What is being asked >>
Keep pictures out. Copy exactly the lines from the one containing "Generate a Python" to the one containing "ax.set_ylim(-0.5, len(categories) - 0.5)", endpoints included.

Provided records >>
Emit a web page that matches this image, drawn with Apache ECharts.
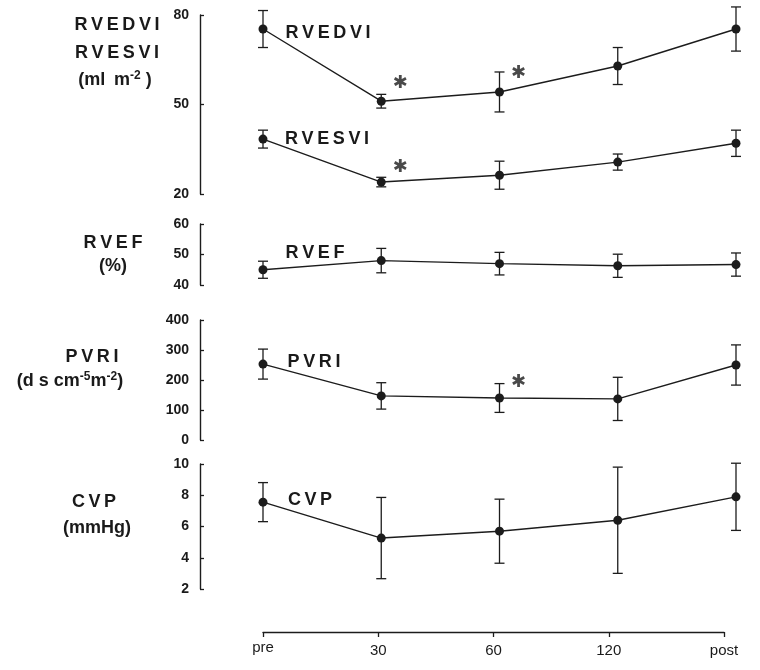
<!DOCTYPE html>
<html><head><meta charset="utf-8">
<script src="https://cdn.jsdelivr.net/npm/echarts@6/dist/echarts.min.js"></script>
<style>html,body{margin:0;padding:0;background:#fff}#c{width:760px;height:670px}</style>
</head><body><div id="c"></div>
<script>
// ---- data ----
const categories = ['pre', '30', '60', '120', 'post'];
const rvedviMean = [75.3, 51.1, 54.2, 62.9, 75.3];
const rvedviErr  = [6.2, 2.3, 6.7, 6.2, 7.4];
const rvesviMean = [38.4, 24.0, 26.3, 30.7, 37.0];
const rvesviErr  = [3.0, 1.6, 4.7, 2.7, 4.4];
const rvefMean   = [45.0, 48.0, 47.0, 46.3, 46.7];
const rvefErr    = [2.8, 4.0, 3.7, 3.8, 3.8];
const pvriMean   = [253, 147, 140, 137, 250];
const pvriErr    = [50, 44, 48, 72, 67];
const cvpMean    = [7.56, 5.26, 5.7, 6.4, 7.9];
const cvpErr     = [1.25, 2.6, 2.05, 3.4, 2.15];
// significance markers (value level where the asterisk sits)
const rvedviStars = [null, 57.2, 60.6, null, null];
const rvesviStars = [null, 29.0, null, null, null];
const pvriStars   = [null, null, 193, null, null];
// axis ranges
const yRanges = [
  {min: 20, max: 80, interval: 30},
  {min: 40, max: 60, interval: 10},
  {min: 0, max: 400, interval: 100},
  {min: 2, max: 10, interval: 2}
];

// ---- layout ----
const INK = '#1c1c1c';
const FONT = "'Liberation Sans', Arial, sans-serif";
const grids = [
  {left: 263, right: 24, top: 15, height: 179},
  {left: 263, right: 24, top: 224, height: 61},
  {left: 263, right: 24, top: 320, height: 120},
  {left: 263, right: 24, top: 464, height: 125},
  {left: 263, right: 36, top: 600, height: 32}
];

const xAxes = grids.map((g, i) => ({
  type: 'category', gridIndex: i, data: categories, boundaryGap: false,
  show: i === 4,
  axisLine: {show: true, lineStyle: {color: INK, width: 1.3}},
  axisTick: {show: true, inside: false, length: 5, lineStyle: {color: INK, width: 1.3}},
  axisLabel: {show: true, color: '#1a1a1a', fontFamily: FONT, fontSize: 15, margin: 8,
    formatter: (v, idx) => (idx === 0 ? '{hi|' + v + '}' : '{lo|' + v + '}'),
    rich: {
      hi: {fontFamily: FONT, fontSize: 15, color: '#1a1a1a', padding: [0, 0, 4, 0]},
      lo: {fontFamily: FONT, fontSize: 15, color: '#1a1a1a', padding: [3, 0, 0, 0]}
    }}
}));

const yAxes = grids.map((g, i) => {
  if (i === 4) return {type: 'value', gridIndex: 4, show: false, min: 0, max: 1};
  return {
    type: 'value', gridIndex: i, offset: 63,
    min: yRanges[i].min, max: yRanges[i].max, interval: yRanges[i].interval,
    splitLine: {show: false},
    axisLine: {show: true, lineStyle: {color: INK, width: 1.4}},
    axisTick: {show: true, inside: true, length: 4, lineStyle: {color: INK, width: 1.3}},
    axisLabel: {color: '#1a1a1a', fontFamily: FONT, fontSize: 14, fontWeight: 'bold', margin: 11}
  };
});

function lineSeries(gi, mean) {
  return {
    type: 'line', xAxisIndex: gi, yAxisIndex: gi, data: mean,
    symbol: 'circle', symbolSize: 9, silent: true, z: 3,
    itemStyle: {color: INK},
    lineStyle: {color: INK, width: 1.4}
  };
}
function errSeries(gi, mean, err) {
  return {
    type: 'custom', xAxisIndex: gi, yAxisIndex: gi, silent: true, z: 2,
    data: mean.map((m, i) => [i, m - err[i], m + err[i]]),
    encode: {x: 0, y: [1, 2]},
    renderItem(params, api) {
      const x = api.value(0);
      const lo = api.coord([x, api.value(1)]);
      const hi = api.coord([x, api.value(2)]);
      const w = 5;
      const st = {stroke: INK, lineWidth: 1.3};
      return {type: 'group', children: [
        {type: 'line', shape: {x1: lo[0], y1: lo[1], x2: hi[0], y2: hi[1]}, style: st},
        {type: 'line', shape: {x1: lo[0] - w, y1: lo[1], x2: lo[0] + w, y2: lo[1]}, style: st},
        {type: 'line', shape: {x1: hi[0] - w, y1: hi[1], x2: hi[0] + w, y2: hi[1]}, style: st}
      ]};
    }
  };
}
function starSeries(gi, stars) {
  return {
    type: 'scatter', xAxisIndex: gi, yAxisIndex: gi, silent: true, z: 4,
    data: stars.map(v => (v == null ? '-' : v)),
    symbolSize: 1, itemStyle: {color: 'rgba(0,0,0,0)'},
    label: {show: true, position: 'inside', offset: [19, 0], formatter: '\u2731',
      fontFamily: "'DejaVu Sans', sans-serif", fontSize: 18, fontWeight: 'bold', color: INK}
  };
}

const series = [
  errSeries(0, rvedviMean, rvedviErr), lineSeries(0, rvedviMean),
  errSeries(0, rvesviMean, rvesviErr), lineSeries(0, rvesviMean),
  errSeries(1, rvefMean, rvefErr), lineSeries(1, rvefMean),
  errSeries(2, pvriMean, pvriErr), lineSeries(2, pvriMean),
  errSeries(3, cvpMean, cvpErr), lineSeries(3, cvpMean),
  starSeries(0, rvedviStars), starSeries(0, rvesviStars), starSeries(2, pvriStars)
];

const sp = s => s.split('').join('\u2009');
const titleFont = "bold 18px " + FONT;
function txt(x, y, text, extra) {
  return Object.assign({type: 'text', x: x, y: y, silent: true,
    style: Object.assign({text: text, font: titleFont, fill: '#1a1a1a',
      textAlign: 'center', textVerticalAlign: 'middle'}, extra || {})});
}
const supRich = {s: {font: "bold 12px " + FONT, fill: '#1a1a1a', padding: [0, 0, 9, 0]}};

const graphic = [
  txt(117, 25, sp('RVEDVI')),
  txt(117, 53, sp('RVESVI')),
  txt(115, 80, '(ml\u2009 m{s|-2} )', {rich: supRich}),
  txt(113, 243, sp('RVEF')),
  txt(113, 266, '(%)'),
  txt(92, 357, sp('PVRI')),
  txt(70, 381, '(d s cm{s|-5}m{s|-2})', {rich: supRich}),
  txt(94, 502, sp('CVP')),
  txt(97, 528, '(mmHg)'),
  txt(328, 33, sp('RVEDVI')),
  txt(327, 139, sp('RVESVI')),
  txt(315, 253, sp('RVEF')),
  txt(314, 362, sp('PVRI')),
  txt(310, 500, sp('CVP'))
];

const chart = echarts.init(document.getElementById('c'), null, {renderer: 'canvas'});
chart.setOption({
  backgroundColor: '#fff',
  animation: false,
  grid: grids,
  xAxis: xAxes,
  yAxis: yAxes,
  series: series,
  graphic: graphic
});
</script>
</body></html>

---

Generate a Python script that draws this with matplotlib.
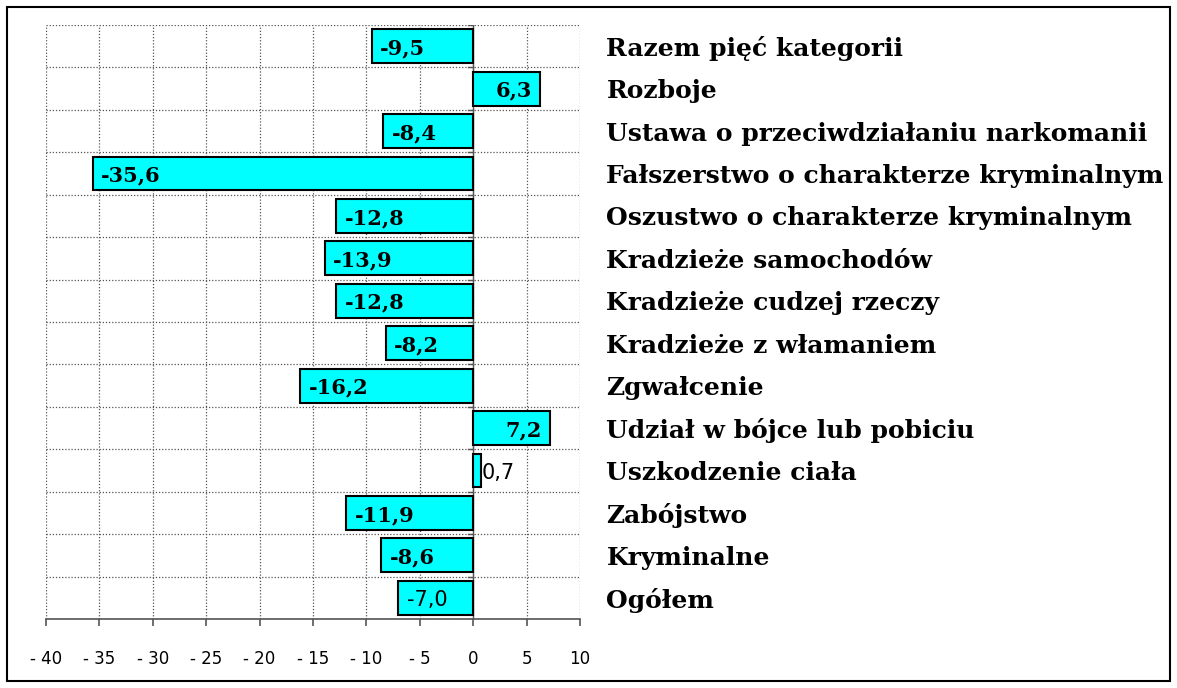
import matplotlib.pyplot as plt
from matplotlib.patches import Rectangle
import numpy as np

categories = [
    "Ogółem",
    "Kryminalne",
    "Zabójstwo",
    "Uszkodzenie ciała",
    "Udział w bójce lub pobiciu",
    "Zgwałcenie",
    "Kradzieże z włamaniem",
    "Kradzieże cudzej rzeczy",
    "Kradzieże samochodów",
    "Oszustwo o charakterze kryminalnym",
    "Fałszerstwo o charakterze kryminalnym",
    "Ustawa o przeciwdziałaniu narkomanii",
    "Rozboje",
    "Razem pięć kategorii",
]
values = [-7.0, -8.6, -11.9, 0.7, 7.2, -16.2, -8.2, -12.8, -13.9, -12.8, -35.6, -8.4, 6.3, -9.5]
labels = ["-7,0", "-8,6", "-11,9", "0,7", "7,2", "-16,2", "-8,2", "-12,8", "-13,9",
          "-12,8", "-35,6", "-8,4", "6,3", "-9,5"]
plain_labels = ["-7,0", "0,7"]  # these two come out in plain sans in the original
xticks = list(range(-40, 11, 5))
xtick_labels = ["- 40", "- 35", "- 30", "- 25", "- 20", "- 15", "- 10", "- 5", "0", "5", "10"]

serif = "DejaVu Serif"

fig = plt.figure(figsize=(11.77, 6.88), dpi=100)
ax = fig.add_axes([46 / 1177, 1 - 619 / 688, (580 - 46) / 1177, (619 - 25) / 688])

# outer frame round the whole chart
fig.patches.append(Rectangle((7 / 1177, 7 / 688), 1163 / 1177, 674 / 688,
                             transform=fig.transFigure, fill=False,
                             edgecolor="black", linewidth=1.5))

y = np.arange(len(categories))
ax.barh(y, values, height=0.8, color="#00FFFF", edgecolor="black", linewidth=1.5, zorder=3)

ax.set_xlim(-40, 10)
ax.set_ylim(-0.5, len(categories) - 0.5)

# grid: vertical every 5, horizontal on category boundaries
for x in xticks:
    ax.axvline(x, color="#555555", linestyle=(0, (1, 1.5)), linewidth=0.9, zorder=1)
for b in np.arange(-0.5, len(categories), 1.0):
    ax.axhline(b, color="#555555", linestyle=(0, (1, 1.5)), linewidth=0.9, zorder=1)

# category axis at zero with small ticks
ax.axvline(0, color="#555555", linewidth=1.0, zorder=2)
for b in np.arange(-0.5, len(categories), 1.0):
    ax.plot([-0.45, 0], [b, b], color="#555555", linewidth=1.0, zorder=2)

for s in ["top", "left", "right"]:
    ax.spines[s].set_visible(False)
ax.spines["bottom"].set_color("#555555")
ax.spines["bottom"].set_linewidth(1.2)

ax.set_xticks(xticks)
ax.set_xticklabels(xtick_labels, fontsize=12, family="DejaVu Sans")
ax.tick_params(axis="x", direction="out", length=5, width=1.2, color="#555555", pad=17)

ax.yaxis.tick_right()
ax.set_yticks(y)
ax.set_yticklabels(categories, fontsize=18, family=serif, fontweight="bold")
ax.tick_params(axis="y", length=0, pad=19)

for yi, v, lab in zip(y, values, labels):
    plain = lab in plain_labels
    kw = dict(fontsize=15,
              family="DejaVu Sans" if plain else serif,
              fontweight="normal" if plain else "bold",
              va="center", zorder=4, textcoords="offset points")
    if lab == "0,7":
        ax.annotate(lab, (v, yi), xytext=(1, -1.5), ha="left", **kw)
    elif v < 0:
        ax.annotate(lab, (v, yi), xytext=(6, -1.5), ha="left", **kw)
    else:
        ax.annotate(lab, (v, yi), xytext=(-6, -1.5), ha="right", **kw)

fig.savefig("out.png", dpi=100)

Exercise output >>
Generate a Python script that draws this with matplotlib.
import matplotlib.pyplot as plt
from matplotlib.patches import Rectangle
import numpy as np

categories = [
    "Ogółem",
    "Kryminalne",
    "Zabójstwo",
    "Uszkodzenie ciała",
    "Udział w bójce lub pobiciu",
    "Zgwałcenie",
    "Kradzieże z włamaniem",
    "Kradzieże cudzej rzeczy",
    "Kradzieże samochodów",
    "Oszustwo o charakterze kryminalnym",
    "Fałszerstwo o charakterze kryminalnym",
    "Ustawa o przeciwdziałaniu narkomanii",
    "Rozboje",
    "Razem pięć kategorii",
]
values = [-7.0, -8.6, -11.9, 0.7, 7.2, -16.2, -8.2, -12.8, -13.9, -12.8, -35.6, -8.4, 6.3, -9.5]
labels = ["-7,0", "-8,6", "-11,9", "0,7", "7,2", "-16,2", "-8,2", "-12,8", "-13,9",
          "-12,8", "-35,6", "-8,4", "6,3", "-9,5"]
plain_labels = ["-7,0", "0,7"]  # these two come out in plain sans in the original
xticks = list(range(-40, 11, 5))
xtick_labels = ["- 40", "- 35", "- 30", "- 25", "- 20", "- 15", "- 10", "- 5", "0", "5", "10"]

serif = "DejaVu Serif"

fig = plt.figure(figsize=(11.77, 6.88), dpi=100)
ax = fig.add_axes([46 / 1177, 1 - 619 / 688, (580 - 46) / 1177, (619 - 25) / 688])

# outer frame round the whole chart
fig.patches.append(Rectangle((7 / 1177, 7 / 688), 1163 / 1177, 674 / 688,
                             transform=fig.transFigure, fill=False,
                             edgecolor="black", linewidth=1.5))

y = np.arange(len(categories))
ax.barh(y, values, height=0.8, color="#00FFFF", edgecolor="black", linewidth=1.5, zorder=3)

ax.set_xlim(-40, 10)
ax.set_ylim(-0.5, len(categories) - 0.5)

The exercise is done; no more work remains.